The Outing Committee was created in the 1980s to manage The Annual Outing, a huge event involving most of the membership. It has evolved into managing many small outings, many traveling to other continents. Chairman Homer Brock’s committee planned and supervised 11 outings in 1989 with 193 participants, who ranged from Yellowstone, Mount Rainier, the Sierra Nevada, and Hawaii in the United States, the Yucatan in Mexico, and the mountains of France, Austria, and Italy.

No hiking and climbing club spends all of its time in the outdoors. The club’s Conservation Committee, chaired by Clarence Mershon, has shared the battle- front with the other outdoor clubs for generations, keeping firm pressure on government decision makers to preserve our environment. Recent focus has been on preservation of old-growth timber, but a real threat has emerged at Mount Hood, deserving the attention of all Americans who prize their wilderness. Mount Hood Meadows, having gained a toe-hold on the east slopes of Mount Hood two decades ago, now is planning disastrous expansion. The impetus now is for a “destination ski resort,” a euphemism for a new city sprawling across mountain meadows. This sort of development brings in megabucks for the resort operator, but it squeezes out ordinary, moderate-budget skiers.

The Research Committee, under Paul Staub, pursued its purpose of making grants to students of mountain-related studies. The process includes mailings to universities, organizations, and individuals, then evaluating the applicants for the final awards. In 1990 seven awardees shared $5,850 in assistance.

The Library Committee, chaired by Linda McNeil, entered its second year of active restructuring of the Mazama Library, one of the outstanding mountaineering collections of America. Some nature guide, geology, and weather books have been retired from the library because of advancing knowledge in these fields. Duplicate books have been sold or traded for volumes needed for a more complete mountaineering collection. Video tapes are to be added. The Mazama museum, under the direction of Vera Dafoe, is a library activity which has added greatly to the preservation of historically significant mountain equipment.

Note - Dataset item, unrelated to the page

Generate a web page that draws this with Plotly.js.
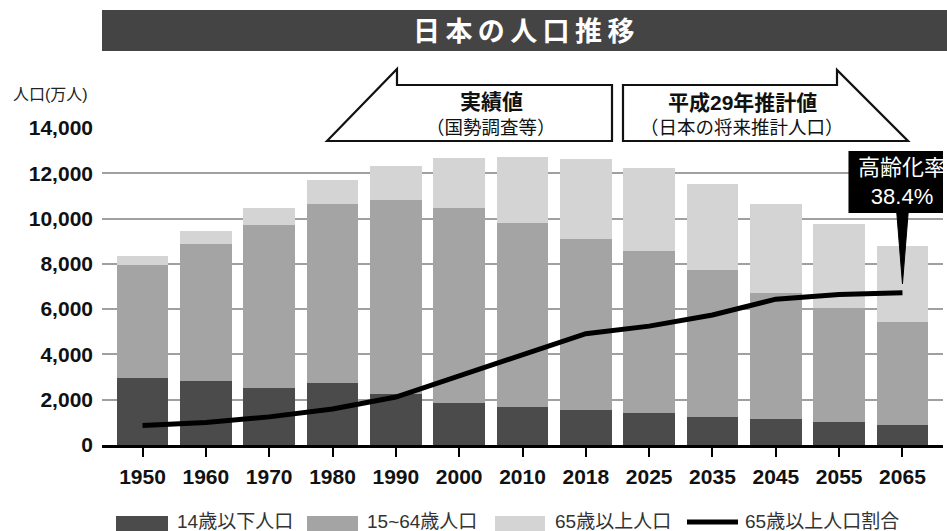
<!DOCTYPE html>
<html><head><meta charset="utf-8">
<script src="https://cdn.plot.ly/plotly-3.0.1.min.js"></script>
<style>html,body{margin:0;padding:0;background:#fff}</style>
</head><body>
<div id="chart" style="width:947px;height:531px"></div>
<script>
// ---- data ----
const years = ['1950','1960','1970','1980','1990','2000','2010','2018','2025','2035','2045','2055','2065'];
const under15 = [2979, 2843, 2515, 2751, 2249, 1847, 1680, 1542, 1407, 1246, 1138, 1012, 898];
const age15to64 = [4966, 6047, 7212, 7883, 8590, 8622, 8103, 7545, 7170, 6494, 5584, 5028, 4529];
const age65plus = [416, 540, 739, 1065, 1489, 2204, 2948, 3558, 3677, 3782, 3919, 3704, 3381];
const agingRate = [4.9, 5.7, 7.1, 9.1, 12.1, 17.4, 23.0, 28.1, 30.0, 32.8, 36.8, 38.0, 38.4];
const seriesNames = ['14歳以下人口', '15~64歳人口', '65歳以上人口', '65歳以上人口割合'];
const yTicks = [0, 2000, 4000, 6000, 8000, 10000, 12000, 14000];

// ---- styling ----
const FONT = "'Liberation Sans', 'Noto Sans CJK JP', sans-serif";
const C_DARK = '#4b4b4b', C_MID = '#a4a4a4', C_LIGHT = '#d4d4d4';
const W = 947, H = 531;
const L = 102, R = 943, T = 128, B = 445;
const px = x => (x - L) / (R - L);
const py = y => (B - y) / (B - T);
const pathOf = pts => 'M ' + pts.map(p => px(p[0]).toFixed(5) + ',' + py(p[1]).toFixed(5)).join(' L ') + ' Z';

const traces = [
  {type:'bar', x:years, y:under15, name:seriesNames[0], marker:{color:C_DARK}, showlegend:false},
  {type:'bar', x:years, y:age15to64, name:seriesNames[1], marker:{color:C_MID}, showlegend:false},
  {type:'bar', x:years, y:age65plus, name:seriesNames[2], marker:{color:C_LIGHT}, showlegend:false},
  {type:'scatter', mode:'lines', x:years, y:agingRate, yaxis:'y2', name:seriesNames[3],
   line:{color:'#000', width:5}, showlegend:false}
];

const last = years.length - 1;
const shapes = [
  // title bar
  {type:'rect', xref:'paper', yref:'paper', x0:px(102), x1:px(950), y0:py(51), y1:py(10),
   fillcolor:'#444444', line:{width:0}},
  // left arrow box
  {type:'path', xref:'paper', yref:'paper', path:pathOf([[327,141],[397,69],[397,85],[612,85],[612,141]]),
   fillcolor:'#fff', line:{color:'#111', width:2.2}},
  // right arrow box
  {type:'path', xref:'paper', yref:'paper', path:pathOf([[623,85],[837,85],[837,70],[908,141],[623,141]]),
   fillcolor:'#fff', line:{color:'#111', width:2.2}},
  // callout box
  {type:'rect', xref:'x', yref:'paper', xsizemode:'pixel', xanchor:last, x0:-54, x1:56,
   y0:py(213), y1:py(151), fillcolor:'#000', line:{width:0}},
  // callout wedge
  {type:'path', xref:'x', yref:'y2', xsizemode:'pixel', ysizemode:'pixel',
   xanchor:last, yanchor:agingRate[last], path:'M -6,84 L 6,84 L 0,9 Z',
   fillcolor:'#000', line:{color:'#000', width:1}},
  // legend swatches
  {type:'rect', xref:'paper', yref:'paper', x0:px(116), x1:px(168), y0:py(545), y1:py(516), fillcolor:C_DARK, line:{width:0}},
  {type:'rect', xref:'paper', yref:'paper', x0:px(307), x1:px(358), y0:py(545), y1:py(516), fillcolor:C_MID, line:{width:0}},
  {type:'rect', xref:'paper', yref:'paper', x0:px(495), x1:px(545), y0:py(545), y1:py(516), fillcolor:C_LIGHT, line:{width:0}},
  {type:'line', xref:'paper', yref:'paper', x0:px(687), x1:px(738), y0:py(522), y1:py(522), line:{color:'#000', width:5}}
];

const ann = (x, y, text, size, opts) => Object.assign({
  xref:'paper', yref:'paper', x:px(x), y:py(y), text:text, showarrow:false,
  font:{family:FONT, size:size, color:'#111'}, xanchor:'center', yanchor:'middle'
}, opts || {});

const legFont = {family:FONT, size:19, color:'#333'};
const titleText = Array.from('日本の人口推移').join('\u2009');
const annotations = [
  ann(523, 32, titleText, 27, {font:{family:FONT, size:27, color:'#fff', weight:'bold'}}),
  ann(50, 94, '人口(万人)', 16, {font:{family:FONT, size:16, color:'#222'}}),
  ann(491, 101, '実績値', 21, {font:{family:FONT, size:21, color:'#111', weight:'bold'}}),
  ann(491, 127, '（国勢調査等）', 18.5),
  ann(742, 102, '平成29年推計値', 21, {font:{family:FONT, size:21, color:'#111', weight:'bold'}}),
  ann(742, 127, '（日本の将来推計人口）', 18.5),
  {xref:'x', yref:'paper', x:last, y:py(182), showarrow:false,
   text:'高齢化率<br>' + agingRate[last].toFixed(1) + '%',
   font:{family:FONT, size:22, color:'#fff'}, xanchor:'center', yanchor:'middle'},
  ann(175, 521, seriesNames[0], 19, {xanchor:'left', font:legFont}),
  ann(365, 521, seriesNames[1], 19, {xanchor:'left', font:legFont}),
  ann(553, 521, seriesNames[2], 19, {xanchor:'left', font:legFont}),
  ann(743, 521, seriesNames[3], 19, {xanchor:'left', font:legFont})
];

const layout = {
  width:W, height:H,
  margin:{l:L, r:W-R, t:T, b:H-B, pad:0},
  paper_bgcolor:'#fff', plot_bgcolor:'#fff',
  barmode:'stack', bargap:0.18,
  font:{family:FONT, color:'#111'},
  showlegend:false,
  xaxis:{type:'category', range:[-0.64, 12.64], showgrid:false, zeroline:false,
         showline:true, linecolor:'#000', linewidth:3,
         ticks:'outside', ticklen:9, tickwidth:2, tickcolor:'#000',
         tickfont:{family:FONT, size:21, color:'#111', weight:'bold'}, ticklabelstandoff:2},
  yaxis:{range:[0, 14000], tickvals:yTicks, tickformat:',', showgrid:true, gridcolor:'#a0a0a0', gridwidth:2,
         zeroline:false, showline:false, ticks:'',
         tickfont:{family:FONT, size:21, color:'#111', weight:'bold'}, ticklabelstandoff:8},
  yaxis2:{overlaying:'y', range:[0, 80], visible:false},
  shapes:shapes, annotations:annotations,
  hovermode:false
};

Plotly.newPlot('chart', traces, layout, {staticPlot:true, displayModeBar:false});
</script>
</body></html>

The Publications Committee, chaired by Vera Dafoe, publishes the monthly Bulletin to notify members of club events and activities, as well as an annual membership list. However, the noteworthy effort of this committee is the annual journal, Mazama, published sporadically since 1894 and continuously since 1913. Sentiment is strong to preserve this valued record of the club’s accomplishments, although some other large clubs have discontinued their annual publication. From an extended viewpoint, The Mazamas have found, just as has the American Alpine Club, that an annual journal is sometimes the only thread of continuity for the organization over long periods of time.